Dober is a real talent in the striking department. The throws punch-kick combinations with sharp technique, and has a strong clinch game to go along with it. The problem Dober has had is staying on his feet long enough to showcase his Muay Thai skills. Escudero on the other hand is a scrappy fighter who is down to fight any where the fight goes. On the feet, Escudero throws rangy punches with some good power, but tends to leave himself exposed more often than not. Escudero has some good wrestling skills, and is relentless on the ground. Submissions are also on the table for both fighters; Dober instinctively went for the choke against Varner rather than ground and pound, and Escudero has 12 submissions to his name. I see this being a fun, back and forth contest. Dober should have a massive edge in speed and technique on the feet, but Escudero’s power can change that in a second. Escudero also has the possibility for takedowns. Dober’s takedown defense has improved drastically, but they’re still there. All in all, I see this being a very close fight. Dober got the short end of the stick in his last fight, so I think he’ll get the nod here against Escudero.

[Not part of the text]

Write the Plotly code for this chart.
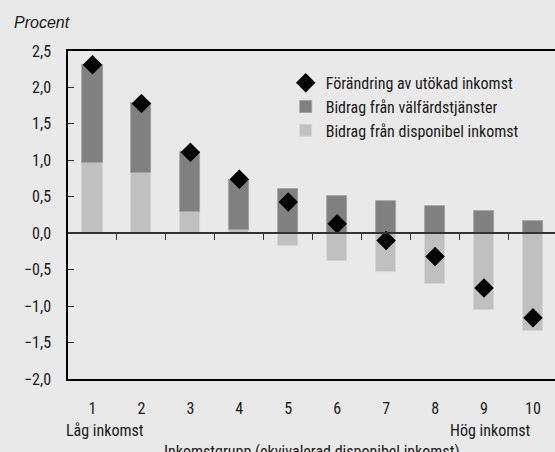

Henry Cejudo vs. Chico Camus
UFC 188’s premiere prelims scrap features two surging flyweights in pair. Henry Cejudo, an Olympic gold medalist, entered the UFC with a bit of hype behind him due to his credentials, but his performances have exceeded expectation. In addition, the Arizonian sports a charismatic personality, and a well-rounded skill set that seems tailor made to dominate the division. Across the cage is a very underrated test however in Chico Camus. The “King” is coming off a career-making victory against Brad Pickett where Camus showcased a newly developed striking game to out-point and out-slick the Brit. Camus is a Roufusport prodigy, so one can expect him to be fully prepared for this important flyweight bout.
Cejudo, despite being one of the best wrestlers in the game today, has equally as dangerous striking. Punching combinations come natural to him as he throws tight, short punches with technically solid mechanics. Cejudo also throws kicks without any caution because of his confidence in his wrestling; allowing him to load up on leg and body kicks to no avail. Cejudo’s wrestling is absolutely stellar, although he hasn’t really had to use it much. He sports explosive entries, but favors slams and trips in the clinch as well. From top position, he is an immovable boulder. While I would like to see him a bit more aggressive with his ground and pound, Cejudo relies on short elbows and hammerfists as his main port of damage – enough to keep the fight where he wants it. It’ll be interesting to see how Cejudo’s bull-nosed approach pays off against Chico’s matador-like style. Chico is a movement-based striker who glides around the perimeter with his hands down, and relies on his speed and precise counter-striking to get him out of the way of danger, but also offer some back as well. While I think Chico could give Cejudo some problems on the feet due to a potential speed advantage, he doesn’t offer much off his back; which is where Cejudo will look to put him.
Even though Cejudo has the momentum and spotlight on him coming in, don’t surprised if this turns out to be a very close contest. Cejudo has great striking and takedowns, but Chico’s movement could give Henry lots of problems. Cejudo will have to cut the cage off in order to get close enough for a takedown because shooting from a distance will leave grasping nothing but air. I’m picking Cejudo to win a tight unanimous decision, but wouldn’t be surprised if it goes to a split – for either man. While Camus may keep out of trouble, moving backwards never looks as good as moving forwards on the scorecards.